Another factor Ibbotson always took into account was the average household income – in US dollars – of the host country.
“In every developing country if you can get a household income of $10,000 a year, they can afford a supermarket,” he said.
“And then the higher the income, the more they can afford. Next is bikes, then scooters, and then you have cars.
“That’s what happened in China. In fact the middle class in China and India is bigger than the population of the UK. All of a sudden the market has mushroomed, and that’s happened in the last 20 years in all the developing countries. Still to happen in Africa, however.”
Ibbotson also has his fair share of “crazy” stories from globe-trotting career.
For example, when he was working for one of Ukraine’s major electrical retailers recently, senior management were one day told the company was not paying enough in "taxes" – code word for bribes.
He remembers how the next day, two truckloads of what can be described as the “tax police” – armed with Kalashnikovs – showed up and ripped out all the company's servers.

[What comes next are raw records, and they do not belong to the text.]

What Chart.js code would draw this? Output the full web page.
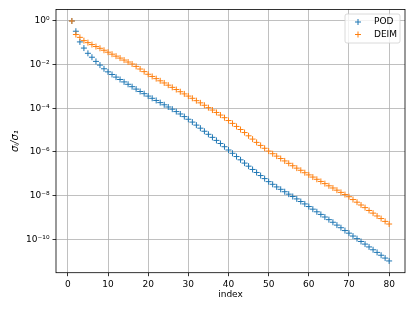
<!DOCTYPE html>
<html>
<head>
<meta charset="utf-8">
<script src="https://cdn.jsdelivr.net/npm/chart.js@4.4.0/dist/chart.umd.min.js"></script>
<style>
  html, body { margin: 0; padding: 0; background: #fff; }
  #wrap { width: 415px; height: 311px; }
</style>
</head>
<body>
<div id="wrap"><canvas id="chart" width="415" height="311"></canvas></div>
<script>
// singular value decay, sigma_i / sigma_1, index 1..80
const podValues = [
    1.00e0, 3.39e-1, 1.10e-1, 5.75e-2, 3.31e-2, 2.19e-2, 1.41e-2, 9.55e-3, 6.46e-3, 4.68e-3,
    3.55e-3, 2.69e-3, 2.09e-3, 1.62e-3, 1.26e-3, 9.77e-4, 7.59e-4, 5.89e-4, 4.68e-4, 3.63e-4,
    2.88e-4, 2.29e-4, 1.82e-4, 1.45e-4, 1.15e-4, 9.12e-5, 7.08e-5, 5.50e-5, 4.17e-5, 3.16e-5,
    2.34e-5, 1.70e-5, 1.23e-5, 8.91e-6, 6.46e-6, 4.68e-6, 3.39e-6, 2.45e-6, 1.74e-6, 1.23e-6,
    8.71e-7, 6.17e-7, 4.37e-7, 3.09e-7, 2.24e-7, 1.58e-7, 1.15e-7, 8.32e-8, 6.03e-8, 4.37e-8,
    3.31e-8, 2.51e-8, 1.95e-8, 1.51e-8, 1.17e-8, 9.12e-9, 7.08e-9, 5.37e-9, 4.17e-9, 3.16e-9,
    2.40e-9, 1.82e-9, 1.38e-9, 1.05e-9, 7.94e-10, 6.03e-10, 4.47e-10, 3.39e-10, 2.51e-10, 1.91e-10,
    1.41e-10, 1.07e-10, 7.94e-11, 6.03e-11, 4.47e-11, 3.31e-11, 2.51e-11, 1.86e-11, 1.38e-11, 1.02e-11
];
const deimValues = [
    1.00e0, 2.40e-1, 1.78e-1, 1.26e-1, 1.02e-1, 8.32e-2, 6.76e-2, 5.62e-2, 4.57e-2, 3.72e-2,
    3.02e-2, 2.45e-2, 2.00e-2, 1.62e-2, 1.32e-2, 1.07e-2, 8.32e-3, 6.31e-3, 4.79e-3, 3.63e-3,
    2.88e-3, 2.29e-3, 1.82e-3, 1.45e-3, 1.15e-3, 9.12e-4, 7.24e-4, 5.75e-4, 4.57e-4, 3.63e-4,
    2.88e-4, 2.24e-4, 1.78e-4, 1.38e-4, 1.07e-4, 8.32e-5, 6.46e-5, 4.90e-5, 3.72e-5, 2.75e-5,
    2.04e-5, 1.48e-5, 1.07e-5, 7.76e-6, 5.50e-6, 3.89e-6, 2.75e-6, 2.00e-6, 1.48e-6, 1.10e-6,
    8.32e-7, 6.46e-7, 5.01e-7, 3.89e-7, 3.02e-7, 2.34e-7, 1.82e-7, 1.45e-7, 1.12e-7, 8.91e-8,
    7.08e-8, 5.62e-8, 4.47e-8, 3.55e-8, 2.82e-8, 2.24e-8, 1.78e-8, 1.41e-8, 1.12e-8, 8.91e-9,
    6.61e-9, 5.01e-9, 3.72e-9, 2.82e-9, 2.09e-9, 1.58e-9, 1.17e-9, 8.91e-10, 6.61e-10, 5.01e-10
];
const xTickValues = [0, 10, 20, 30, 40, 50, 60, 70, 80];
const yTickValues = [1e-10, 1e-8, 1e-6, 1e-4, 1e-2, 1];
const yTickLabels = ['10\u207B\u00B9\u2070', '10\u207B\u2078', '10\u207B\u2076', '10\u207B\u2074', '10\u207B\u00B2', '10\u2070'];
const seriesNames = ['POD', 'DEIM'];
const seriesColors = ['#1f77b4', '#ff7f0e'];

const FONT = "'DejaVu Sans', sans-serif";

function toPoints(values) {
    return values.map((v, i) => ({ x: i + 1, y: v }));
}

// frame, axis labels and legend, drawn like matplotlib does
const extras = {
    id: 'extras',
    afterDraw(chart) {
        const { ctx, chartArea: a } = chart;
        ctx.save();
        ctx.strokeStyle = '#000';
        ctx.lineWidth = 0.8;
        ctx.strokeRect(a.left, a.top, a.right - a.left, a.bottom - a.top);

        ctx.fillStyle = '#000';
        ctx.font = '9px ' + FONT;
        ctx.textAlign = 'center';
        ctx.textBaseline = 'middle';
        ctx.fillText('index', (a.left + a.right) / 2, 295);

        ctx.save();
        ctx.translate(15, (a.top + a.bottom) / 2);
        ctx.rotate(-Math.PI / 2);
        ctx.font = 'italic 10px ' + FONT;
        ctx.fillText('\u03C3\u1D62/\u03C3\u2081', 0, 0);
        ctx.restore();

        // legend box
        const bx = 345, by = 14, bw = 55, bh = 29;
        ctx.fillStyle = 'rgba(255,255,255,0.8)';
        ctx.strokeStyle = '#d0d0d0';
        ctx.lineWidth = 0.8;
        ctx.beginPath();
        ctx.roundRect(bx, by, bw, bh, 2);
        ctx.fill();
        ctx.stroke();
        ctx.textAlign = 'left';
        ctx.font = '9px ' + FONT;
        seriesNames.forEach((name, k) => {
            const yy = by + 8 + k * 12.5;
            ctx.strokeStyle = seriesColors[k];
            ctx.lineWidth = 1;
            ctx.beginPath();
            ctx.moveTo(358 - 3, yy); ctx.lineTo(358 + 3, yy);
            ctx.moveTo(358, yy - 3); ctx.lineTo(358, yy + 3);
            ctx.stroke();
            ctx.fillStyle = '#000';
            ctx.fillText(name, 374, yy);
        });
        ctx.restore();
    }
};

new Chart(document.getElementById('chart'), {
    type: 'scatter',
    data: {
        datasets: [
            {
                label: seriesNames[0],
                data: toPoints(podValues),
                order: 2,
                pointStyle: 'cross',
                pointRadius: 3,
                pointBorderWidth: 1,
                borderColor: seriesColors[0],
                backgroundColor: seriesColors[0],
            },
            {
                label: seriesNames[1],
                data: toPoints(deimValues),
                order: 1,
                pointStyle: 'cross',
                pointRadius: 3,
                pointBorderWidth: 1,
                borderColor: seriesColors[1],
                backgroundColor: seriesColors[1],
            }
        ]
    },
    options: {
        responsive: false,
        animation: false,
        devicePixelRatio: 1,
        layout: { padding: { top: 9.5, right: 10, left: 0, bottom: 0 } },
        plugins: {
            legend: { display: false },
            tooltip: { enabled: false },
        },
        scales: {
            x: {
                type: 'linear',
                min: -2.95,
                max: 83.95,
                afterBuildTicks: (s) => { s.ticks = xTickValues.map(v => ({ value: v })); },
                afterFit: (s) => { s.height = 38.3; },
                grid: { color: '#b0b0b0', lineWidth: 0.8, tickColor: '#000', tickLength: 3.5 },
                border: { display: false },
                ticks: { color: '#000', font: { family: FONT, size: 9 }, padding: 3, maxRotation: 0 },
            },
            y: {
                type: 'logarithmic',
                min: 2.95e-12,
                max: 3.36,
                afterBuildTicks: (s) => { s.ticks = yTickValues.map(v => ({ value: v })); },
                afterFit: (s) => { s.width = 56; },
                grid: { color: '#b0b0b0', lineWidth: 0.8, tickColor: '#000', tickLength: 3.5 },
                border: { display: false },
                ticks: {
                    color: '#000',
                    font: { family: FONT, size: 9 },
                    padding: 3,
                    callback: (v) => {
                        const k = yTickValues.findIndex(t => Math.abs(Math.log10(t) - Math.log10(v)) < 1e-6);
                        return k >= 0 ? yTickLabels[k] : '';
                    }
                },
            }
        }
    },
    plugins: [extras]
});
</script>
</body>
</html>
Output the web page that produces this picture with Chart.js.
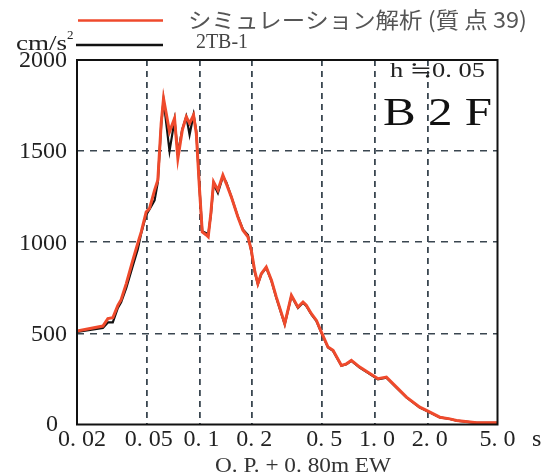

Ibbotson said it took 10 days before things were operating normally again, but only because senior management paid the bribes that were owed.
He also recalled incidences where he was paid his due in cash, via wads of £50 notes that he suspected could’ve been fake, and how many of the countries he has worked in does not have an official body equivalent to the UK’s Companies House to keep businesses in check.
Ibbotson said he steered clear and avoided moments where, if the situation were to happen in the UK instead, he would essentially be breaking the law.
However, he always strived to develop a business model for clients that made them successful, consumer-centric retailers.
“Where’s there’s disorganised retail, people want what we’ve got. The hook is that British retail is the best in the world,” he said.
“The only reason it’s the best in the world is that it knows what its customers want. And it knows all those processes, systems and the organisation of retail to make it customer-centric. And that what everybody else wants.
“If you know that knowledge, to give customers what they want, then you know exactly how to do a retail business.”